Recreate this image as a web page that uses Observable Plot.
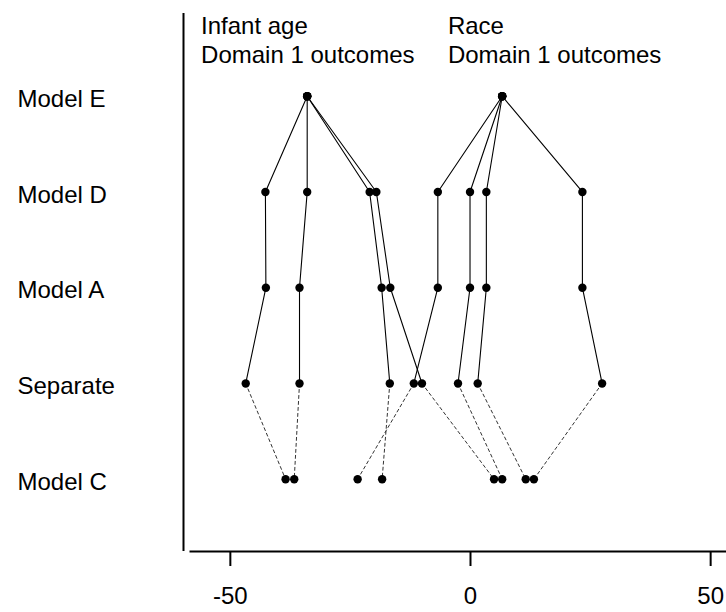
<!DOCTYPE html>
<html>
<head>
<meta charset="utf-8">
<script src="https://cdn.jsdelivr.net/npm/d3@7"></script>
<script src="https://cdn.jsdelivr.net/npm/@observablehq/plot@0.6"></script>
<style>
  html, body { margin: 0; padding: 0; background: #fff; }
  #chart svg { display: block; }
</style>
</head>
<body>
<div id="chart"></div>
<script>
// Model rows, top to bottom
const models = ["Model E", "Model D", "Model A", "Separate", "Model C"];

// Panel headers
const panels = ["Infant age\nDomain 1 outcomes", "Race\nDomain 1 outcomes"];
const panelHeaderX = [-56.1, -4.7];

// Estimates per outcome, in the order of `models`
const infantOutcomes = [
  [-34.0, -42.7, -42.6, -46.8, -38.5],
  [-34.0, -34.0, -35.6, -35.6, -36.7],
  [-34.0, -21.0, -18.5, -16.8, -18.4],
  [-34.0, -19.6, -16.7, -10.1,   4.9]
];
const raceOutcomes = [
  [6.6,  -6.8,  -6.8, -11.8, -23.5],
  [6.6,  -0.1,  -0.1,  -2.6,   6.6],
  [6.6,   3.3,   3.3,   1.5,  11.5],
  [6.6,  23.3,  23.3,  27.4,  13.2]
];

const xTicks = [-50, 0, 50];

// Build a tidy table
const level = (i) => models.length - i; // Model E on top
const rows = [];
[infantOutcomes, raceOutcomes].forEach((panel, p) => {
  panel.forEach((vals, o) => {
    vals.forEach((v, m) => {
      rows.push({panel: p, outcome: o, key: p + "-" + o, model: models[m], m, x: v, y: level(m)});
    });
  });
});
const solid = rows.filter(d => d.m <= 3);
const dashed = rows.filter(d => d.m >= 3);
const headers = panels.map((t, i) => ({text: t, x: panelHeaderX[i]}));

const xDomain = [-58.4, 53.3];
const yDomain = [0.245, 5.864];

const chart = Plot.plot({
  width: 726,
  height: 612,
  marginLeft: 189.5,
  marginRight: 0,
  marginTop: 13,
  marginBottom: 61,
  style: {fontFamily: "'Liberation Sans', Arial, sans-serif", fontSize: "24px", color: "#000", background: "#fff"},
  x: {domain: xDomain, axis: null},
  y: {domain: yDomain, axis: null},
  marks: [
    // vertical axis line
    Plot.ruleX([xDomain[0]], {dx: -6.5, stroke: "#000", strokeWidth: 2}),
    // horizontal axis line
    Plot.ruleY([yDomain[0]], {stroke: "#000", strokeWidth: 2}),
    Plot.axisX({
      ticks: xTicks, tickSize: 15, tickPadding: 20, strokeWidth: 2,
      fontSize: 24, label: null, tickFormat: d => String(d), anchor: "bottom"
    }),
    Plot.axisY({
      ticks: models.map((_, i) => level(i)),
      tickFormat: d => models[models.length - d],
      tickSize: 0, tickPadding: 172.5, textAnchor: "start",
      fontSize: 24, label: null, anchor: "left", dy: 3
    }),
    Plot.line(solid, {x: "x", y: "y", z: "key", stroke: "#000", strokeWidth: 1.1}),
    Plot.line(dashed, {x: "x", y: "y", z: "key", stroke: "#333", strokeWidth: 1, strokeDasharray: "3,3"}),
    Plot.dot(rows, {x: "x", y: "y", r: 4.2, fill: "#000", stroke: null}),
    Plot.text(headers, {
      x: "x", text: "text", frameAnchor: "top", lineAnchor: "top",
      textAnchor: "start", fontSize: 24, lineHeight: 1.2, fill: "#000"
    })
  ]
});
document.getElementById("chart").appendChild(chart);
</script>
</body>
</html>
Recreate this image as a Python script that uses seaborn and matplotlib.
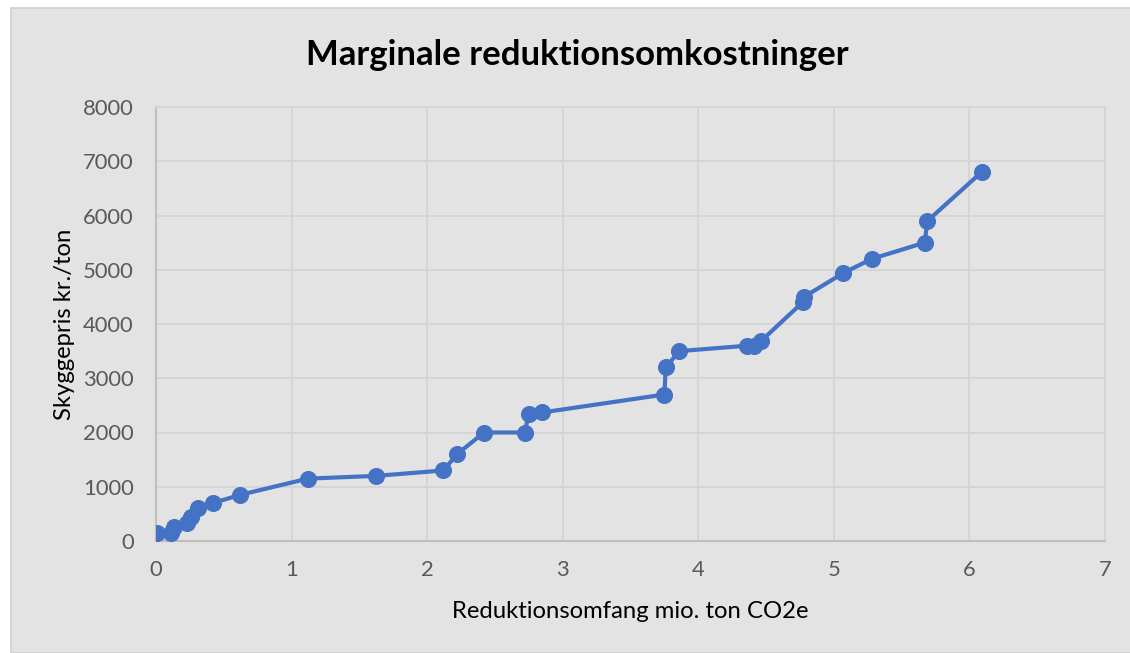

---*---

■ **What you should do**: Begin with the first line of the entries above and write out each line exactly, ending with the line containing "const xTicks = [-50, 0, 50];". Leave out pictures.

■ **Answer below**:
Recreate this image as a web page that uses Observable Plot.
<!DOCTYPE html>
<html>
<head>
<meta charset="utf-8">
<script src="https://cdn.jsdelivr.net/npm/d3@7"></script>
<script src="https://cdn.jsdelivr.net/npm/@observablehq/plot@0.6"></script>
<style>
  html, body { margin: 0; padding: 0; background: #fff; }
  #chart svg { display: block; }
</style>
</head>
<body>
<div id="chart"></div>
<script>
// Model rows, top to bottom
const models = ["Model E", "Model D", "Model A", "Separate", "Model C"];

// Panel headers
const panels = ["Infant age\nDomain 1 outcomes", "Race\nDomain 1 outcomes"];
const panelHeaderX = [-56.1, -4.7];

// Estimates per outcome, in the order of `models`
const infantOutcomes = [
  [-34.0, -42.7, -42.6, -46.8, -38.5],
  [-34.0, -34.0, -35.6, -35.6, -36.7],
  [-34.0, -21.0, -18.5, -16.8, -18.4],
  [-34.0, -19.6, -16.7, -10.1,   4.9]
];
const raceOutcomes = [
  [6.6,  -6.8,  -6.8, -11.8, -23.5],
  [6.6,  -0.1,  -0.1,  -2.6,   6.6],
  [6.6,   3.3,   3.3,   1.5,  11.5],
  [6.6,  23.3,  23.3,  27.4,  13.2]
];

const xTicks = [-50, 0, 50];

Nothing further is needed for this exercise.